Given almost as much attention as the world-building is the game’s distinct retro-inspired look. The default look of the game is a detailed pixel art style meant to evoke 80s anime and some of its clear Gundam influence, many quick and clean animations and expressive faces giving characters some extra personality. While you will spend a good deal of time looking at static pictures of who you’re talking to, the vivid backgrounds give the Gun-Dog its sense of place and special scenes are created for the more emotional moments or key events to add the extra oomph or gravitas needed to carry them further. There are two other settings for the visuals though, one being a green and black look to hearken back to older computers and there’s even a Doujin setting that utilizes a simpler but charming look from the early days of the game’s creation that makes it look like the plucky amateur work it was before it earned more attention. Doujin is a great extra for a second playthrough, although Stories from Sol: The Gun-Dog’s more set in stone segments can make it feel like it’s a game better played with use of saves made at key junctions rather than one tackled through full replays despite a small but cute extra touch that crops up here or there from going through the entire adventure again.

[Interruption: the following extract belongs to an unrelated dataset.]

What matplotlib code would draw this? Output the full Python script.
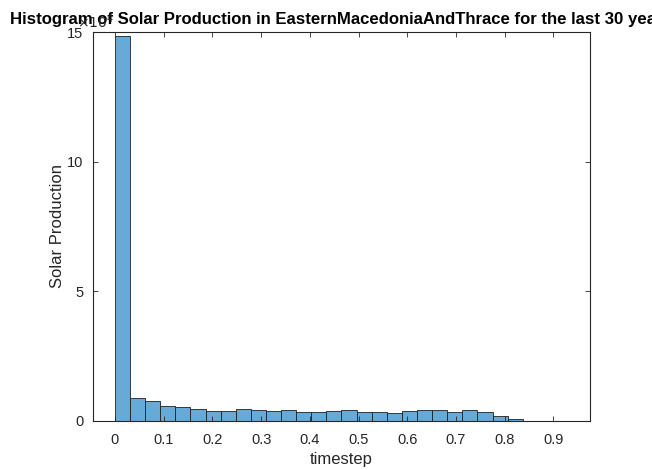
import matplotlib
matplotlib.use("Agg")
import matplotlib.pyplot as plt
import numpy as np

plt.rcParams['font.family'] = ['Liberation Sans', 'DejaVu Sans']

# Histogram bins (timestep) and counts in units of 1e4
bin_width = 0.031
counts = [14.85, 0.875, 0.76, 0.566, 0.528, 0.45, 0.40, 0.40, 0.45, 0.41,
          0.373, 0.41, 0.335, 0.335, 0.373, 0.41, 0.36, 0.36, 0.32, 0.373,
          0.41, 0.41, 0.36, 0.41, 0.335, 0.206, 0.064]
x_ticks = [0, 0.1, 0.2, 0.3, 0.4, 0.5, 0.6, 0.7, 0.8, 0.9]
x_tick_labels = ['0', '0.1', '0.2', '0.3', '0.4', '0.5', '0.6', '0.7', '0.8', '0.9']
y_ticks = [0, 5, 10, 15]
y_tick_labels = ['0', '5', '10', '15']

title = 'Histogram of Solar Production in EasternMacedoniaAndThrace for the last 30 years'
xlabel = 'timestep'
ylabel = 'Solar Production'

edges = np.arange(len(counts)) * bin_width

axis_gray = (0.15, 0.15, 0.15)
face = (0.4, 0.668, 0.845)

fig = plt.figure(figsize=(6.52, 4.70), dpi=100)
ax = fig.add_axes([0.1426, 0.1043, 0.7623, 0.8276])

ax.bar(edges, counts, width=bin_width, align='edge', color=face,
       edgecolor=(0.12, 0.12, 0.12), linewidth=0.6)

ax.set_xlim(-0.045, 0.975)
ax.set_ylim(0, 15)
ax.set_xticks(x_ticks)
ax.set_xticklabels(x_tick_labels)
ax.set_yticks(y_ticks)
ax.set_yticklabels(y_tick_labels)

for s in ax.spines.values():
    s.set_color(axis_gray)
    s.set_linewidth(0.8)
ax.tick_params(direction='in', length=3.5, width=0.6, colors=axis_gray,
               labelsize=10.5, top=True, right=True)
ax.tick_params(axis='x', pad=9)
ax.tick_params(axis='y', pad=7)
for lbl in ax.get_xticklabels() + ax.get_yticklabels():
    lbl.set_color(axis_gray)

ax.set_xlabel(xlabel, fontsize=12, color=axis_gray, labelpad=3)
ax.set_ylabel(ylabel, fontsize=12, color=axis_gray, labelpad=1.5)

# exponent marker for the y axis
fig.text(77 / 652, 1 - 28 / 470, r'$\times10^{4}$', fontsize=10,
         color=axis_gray, ha='left', va='baseline')

ax.set_title(title, fontsize=12.1, fontweight='bold', color='black', pad=6)

fig.savefig('out.png', dpi=100)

The music in Stories from Sol: The Gun-Dog also leans into its throwback feel but without the more polished counterpart the graphics feature. The soundtrack leans on chiptune music, something close to the PC-9800 games it aims to evoke even in its more vivid pixel art setting, but the memorable melodies as well as some tracks that suit the more eerie and action-packed moments make it a soundtrack that’s there to do more than pay homage. Some tracks can sound a bit alike, but tracks like the one that plays at the climax are superb in supporting the building emotions and signaling a moment where you need to lock in and pay off all the work taken to get to that emotional payoff. It can take a bit to grow on you, it is loud and unapologetically digital, but it does its job once you’ve adjusted to it and become more steeped in the style.

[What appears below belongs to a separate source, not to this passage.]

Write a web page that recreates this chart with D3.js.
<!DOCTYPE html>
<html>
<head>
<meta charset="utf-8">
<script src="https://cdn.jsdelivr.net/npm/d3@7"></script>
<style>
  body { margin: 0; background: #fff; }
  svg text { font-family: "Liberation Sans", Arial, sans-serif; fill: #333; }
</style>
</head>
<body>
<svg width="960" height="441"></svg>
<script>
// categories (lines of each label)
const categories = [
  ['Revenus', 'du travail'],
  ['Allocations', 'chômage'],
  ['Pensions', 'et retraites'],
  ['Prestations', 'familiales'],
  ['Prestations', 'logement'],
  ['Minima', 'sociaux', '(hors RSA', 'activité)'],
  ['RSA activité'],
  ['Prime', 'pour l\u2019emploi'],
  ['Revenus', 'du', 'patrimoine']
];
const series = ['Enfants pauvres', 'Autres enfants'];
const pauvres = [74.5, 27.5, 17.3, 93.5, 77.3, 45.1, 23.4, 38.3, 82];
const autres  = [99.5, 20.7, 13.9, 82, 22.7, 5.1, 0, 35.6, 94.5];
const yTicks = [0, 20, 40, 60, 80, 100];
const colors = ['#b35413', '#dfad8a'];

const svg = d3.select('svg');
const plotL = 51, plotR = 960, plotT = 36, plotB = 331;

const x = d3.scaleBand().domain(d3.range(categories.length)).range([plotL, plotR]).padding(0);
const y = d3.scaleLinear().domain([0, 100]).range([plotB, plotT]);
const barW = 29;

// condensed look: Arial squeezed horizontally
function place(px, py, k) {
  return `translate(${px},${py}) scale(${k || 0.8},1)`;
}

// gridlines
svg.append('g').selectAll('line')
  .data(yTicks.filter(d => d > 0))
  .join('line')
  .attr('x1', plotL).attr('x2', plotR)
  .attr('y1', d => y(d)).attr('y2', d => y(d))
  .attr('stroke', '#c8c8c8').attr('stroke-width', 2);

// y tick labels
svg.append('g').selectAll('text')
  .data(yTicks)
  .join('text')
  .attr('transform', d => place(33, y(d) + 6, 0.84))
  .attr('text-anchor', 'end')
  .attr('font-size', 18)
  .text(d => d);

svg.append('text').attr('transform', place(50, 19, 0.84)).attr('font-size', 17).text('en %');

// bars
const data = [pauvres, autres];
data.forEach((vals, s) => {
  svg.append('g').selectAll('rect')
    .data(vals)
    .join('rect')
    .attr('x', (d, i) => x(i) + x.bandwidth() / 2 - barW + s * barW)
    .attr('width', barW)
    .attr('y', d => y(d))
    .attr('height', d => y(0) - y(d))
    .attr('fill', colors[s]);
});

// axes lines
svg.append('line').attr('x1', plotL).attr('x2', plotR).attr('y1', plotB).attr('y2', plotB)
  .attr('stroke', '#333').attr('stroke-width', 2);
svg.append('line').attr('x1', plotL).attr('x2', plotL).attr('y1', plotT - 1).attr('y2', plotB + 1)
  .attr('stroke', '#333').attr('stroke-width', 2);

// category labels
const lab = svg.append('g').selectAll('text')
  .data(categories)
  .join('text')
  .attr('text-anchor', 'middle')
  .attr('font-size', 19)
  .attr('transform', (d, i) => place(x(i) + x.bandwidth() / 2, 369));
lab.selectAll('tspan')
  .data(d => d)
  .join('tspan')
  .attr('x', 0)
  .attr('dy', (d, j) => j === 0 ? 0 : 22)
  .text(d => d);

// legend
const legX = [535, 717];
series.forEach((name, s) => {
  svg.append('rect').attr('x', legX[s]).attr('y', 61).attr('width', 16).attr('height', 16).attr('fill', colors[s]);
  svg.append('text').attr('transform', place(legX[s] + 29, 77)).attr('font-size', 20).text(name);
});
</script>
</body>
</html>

Perhaps appropriately for a story that wants to be the first of many, Stories from Sol: The Gun-Dog mostly feels like an intriguing little space adventure focused on personalities and plot. It’s fun to get to know the tough towering engineer Chief Cathays and seeing her nerdier and rough and tumble sides arise in different situations. Hansen Crwys is clearly built as a rival you’re meant to hate but also one who benefits from the crew’s professional side as you start to wonder if you can reach out to him through it and bridge that gap built off your differing histories in military action. Not everyone is a key player on the crew and their emphasis will shift on alternate routes, but they can provide laughs and spur some intentional anger to help you invest yourself in the Gun-Dog’s mission outside of the effective mysteries your discoveries in space build up. There can be a few technical hitches though, the Function menu that allows you to do things like quickly travel about the ship or consult a glossary of important terms sometimes glitching and not letting you select anything, and there are moments where even the choice menus won’t read your movement inputs perfectly. Since you are mostly clicking through the story at your own pace you can work around the unfortunate hiccups, and since the story isn’t too long, it’s not likely an issue that will crop up often. However, in its 7+ hours of play, there is enough room for some effective swerves and the kind of events that make this work almost as a fully standalone story and one that is still worth a look even if we aren’t yet sure if we’ll see another story from Sol.

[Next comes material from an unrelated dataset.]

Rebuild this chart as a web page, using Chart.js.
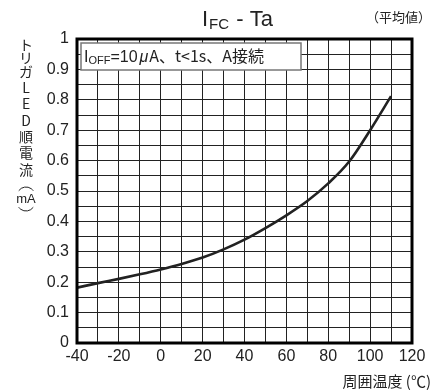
<!DOCTYPE html>
<html lang="ja">
<head>
<meta charset="UTF-8">
<title>IFC - Ta</title>
<script src="https://cdn.jsdelivr.net/npm/chart.js"></script>
<style>
  body { margin: 0; background: #fff; }
  canvas { display: block; }
</style>
</head>
<body>
<canvas id="myChart" width="440" height="392"></canvas>
<script>
// 周囲温度 (℃)
const temps = [-40, -30, -20, -10, 0, 10, 20, 30, 40, 50, 60, 70, 80, 90, 100, 110];
// トリガLED順電流 (mA)
const ifc = [0.182, 0.197, 0.211, 0.226, 0.242, 0.260, 0.281, 0.308, 0.340, 0.378, 0.420, 0.467, 0.525, 0.597, 0.700, 0.812];

const xTickLabels = [-40, -20, 0, 20, 40, 60, 80, 100, 120];
const yTickLabels = ['0', '0.1', '0.2', '0.3', '0.4', '0.5', '0.6', '0.7', '0.8', '0.9', '1'];
const yTitleChars = ['ト', 'リ', 'ガ', 'L', 'E', 'D', '順', '電', '流'];

const latin = '"Liberation Sans", Arial, sans-serif';
const jp = '"Noto Sans CJK JP", sans-serif';

// タイトル・注記・軸タイトル・外枠
const decor = {
  id: 'decor',
  afterDraw(chart) {
    const ctx = chart.ctx;
    const a = chart.chartArea;
    ctx.save();

    // 外枠
    ctx.strokeStyle = '#000';
    ctx.lineWidth = 3;
    ctx.strokeRect(a.left, a.top, a.right - a.left, a.bottom - a.top);

    // タイトル I_FC - Ta
    ctx.fillStyle = '#222';
    ctx.textBaseline = 'alphabetic';
    ctx.textAlign = 'left';
    let x = 202;
    ctx.font = '22px ' + latin;
    ctx.fillText('I', x, 26);
    x += ctx.measureText('I').width + 1;
    ctx.font = '15px ' + latin;
    ctx.fillText('FC', x, 29);
    x += ctx.measureText('FC').width + 1;
    ctx.font = '22px ' + latin;
    ctx.fillText(' - Ta', x, 26);

    ctx.font = '13px ' + jp;
    ctx.fillText('（平均値）', 366, 22);

    // 注記ボックス
    ctx.fillStyle = '#fff';
    ctx.fillRect(81, 43, 220, 27);
    ctx.strokeStyle = '#777';
    ctx.lineWidth = 1.5;
    ctx.strokeRect(81, 43, 220, 27);
    ctx.fillStyle = '#222';
    x = 84;
    ctx.font = '16px ' + latin;
    ctx.fillText('I', x, 62);
    x += ctx.measureText('I').width;
    ctx.font = '11px ' + latin;
    ctx.fillText('OFF', x, 64);
    x += ctx.measureText('OFF').width;
    ctx.font = '16px ' + latin;
    ctx.fillText('=10', x, 62);
    x += ctx.measureText('=10').width + 2;
    ctx.font = 'italic 16px ' + latin;
    ctx.fillText('μ', x, 62);
    x += ctx.measureText('μ').width + 1;
    ctx.font = '16px ' + jp;
    ctx.fillText('A、t<1s、A接続', x, 62);

    // 縦書きの軸タイトル
    ctx.textAlign = 'center';
    ctx.textBaseline = 'middle';
    ctx.font = '14px ' + jp;
    const ys = [45, 58, 72, 88, 104, 121, 137, 153, 170];
    yTitleChars.forEach((c, i) => ctx.fillText(c, 26, ys[i]));
    ctx.font = '13px ' + latin;
    ctx.fillText('mA', 26, 199);
    // 縦書きの括弧
    ctx.strokeStyle = '#222';
    ctx.lineWidth = 1;
    ctx.beginPath();
    ctx.arc(26, 196, 9, Math.PI * 1.2, Math.PI * 1.8);
    ctx.stroke();
    ctx.beginPath();
    ctx.arc(26, 202, 9, Math.PI * 0.2, Math.PI * 0.8);
    ctx.stroke();

    // x軸タイトル
    ctx.textAlign = 'right';
    ctx.textBaseline = 'middle';
    ctx.font = '15px ' + jp;
    ctx.fillText('周囲温度 (℃)', 431, 381);

    ctx.restore();
  }
};

new Chart(document.getElementById('myChart').getContext('2d'), {
  type: 'line',
  data: {
    datasets: [{
      data: temps.map((t, i) => ({ x: t, y: ifc[i] })),
      borderColor: '#222',
      borderWidth: 2.6,
      pointRadius: 0,
      cubicInterpolationMode: 'monotone',
      fill: false
    }]
  },
  options: {
    responsive: false,
    animation: false,
    layout: { padding: { left: 0, top: 39, right: 28, bottom: 0 } },
    plugins: { legend: { display: false }, tooltip: { enabled: false } },
    scales: {
      x: {
        type: 'linear',
        min: -40, max: 120,
        afterFit: s => { s.height = 49; },
        grid: { color: '#222', lineWidth: 1, drawTicks: false },
        border: { display: false },
        ticks: {
          stepSize: 10,
          autoSkip: false,
          maxRotation: 0,
          padding: 4,
          color: '#222',
          font: { family: latin, size: 16 },
          callback: v => xTickLabels.includes(v) ? String(v) : ''
        }
      },
      y: {
        min: 0, max: 1,
        afterFit: s => { s.width = 77; },
        grid: { color: '#222', lineWidth: 1, drawTicks: false },
        border: { display: false },
        ticks: {
          stepSize: 0.05,
          autoSkip: false,
          padding: 8,
          color: '#222',
          font: { family: latin, size: 16 },
          callback: v => {
            const s = String(Math.round(v * 100) / 100);
            return yTickLabels.includes(s) ? s : '';
          }
        }
      }
    }
  },
  plugins: [decor]
});
</script>
</body>
</html>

THE VERDICT: Stories from Sol: The Gun-Dog provides a nice condensed space adventure, its retro style and chiptune music bringing out the best of this visual novel’s moments and characters. Its scale is a nice fit, having some unique junction points based on key choices despite the pieces that are set in stone regardless of your actions, but it keeps its attention on the misfit crew of the Gun-Dog so their interactions and the danger they find themselves in holds some important weight. The mysteries work for guiding you through the journey even if it holds on off solving them all in hopes of future entries, but with the world-building and some respect for realism and procedure despite the sci-fi setting, Stories from Sol: The Gun-Dog creates a small scale journey worth taking even if the overall destination is not yet fully clear.
And so, I give Stories from Sol: The Gun-Dog for PlayStation 5…

A GOOD rating. While the inconclusive elements do make Stories from Sol: The Gun-Dog feel like the first few episodes of a grander narrative rather than a whole package, they are episodes that tie together well in terms of making you care for the key characters and the unraveling details of what is happening out in your isolated pocket of space provides some intrigue that can still set-up a story with value. The payoff is still there and this visual novel knows how to whip out the best of its graphical and musical elements when it presents its most important moments to carry them home, but it can feel like its mostly a space adventure rather than something with deeper or complicated themes. Characters can be slotted into archetypes even if they’re not necessarily shallow, but the alternate routes are good for showing that not everything is totally straightforward or going for the first idea on how someone like Hansen might behave. It’s that extra thought that brought the sci-fi setting to life that probably also benefits the characters you meet, some complexity coming from not thinking of them only as pieces in a story. It is a bit funny to say that this is a visual novel with a fairly strong focus on action even if that is mostly in the form of selecting rooms to go to and how you’ll investigate them, but having choices be more than what to say is what makes this game feel like more of an adventure rather than a character drama. It knows what it wants to be, a somewhat believable sci-fi story that can have its fun but remembers to take certain elements seriously. It doesn’t get too wrapped up in its efforts to sell the concepts but they pay off in the smaller moments where characters can bring up the details cleanly or the realistic limits can be played for drama as this tech isn’t just there to set up for a fun space romp.
Stories from Sol: The Gun-Dog does need a little clean-up in functionality and the cliffhanger does sting a bit, but other elements like some characters getting less of a spotlight is just the nature of building a tighter narrative. It’s not reinventing the wheel, its retro elements are a hint at it trying to tell a tale like those that inspired it rather than coming up with its own themes or issues to examine, but it knows what parts are needed to make this an adventure with tension and one that fits in the easy-going pace of a visual novel well. Its most exceptional elements are in the presentation and its commendable commitment to having this ragtag crew still behave like they’re on a physical albeit futuristic military vessel. While visual novels are well known for their dating sims and dramas, Stories from Sol: The Gun-Dog is a good example of a quick adventurous one, the format fitting it well since it is still a story first despite working some action into the affair.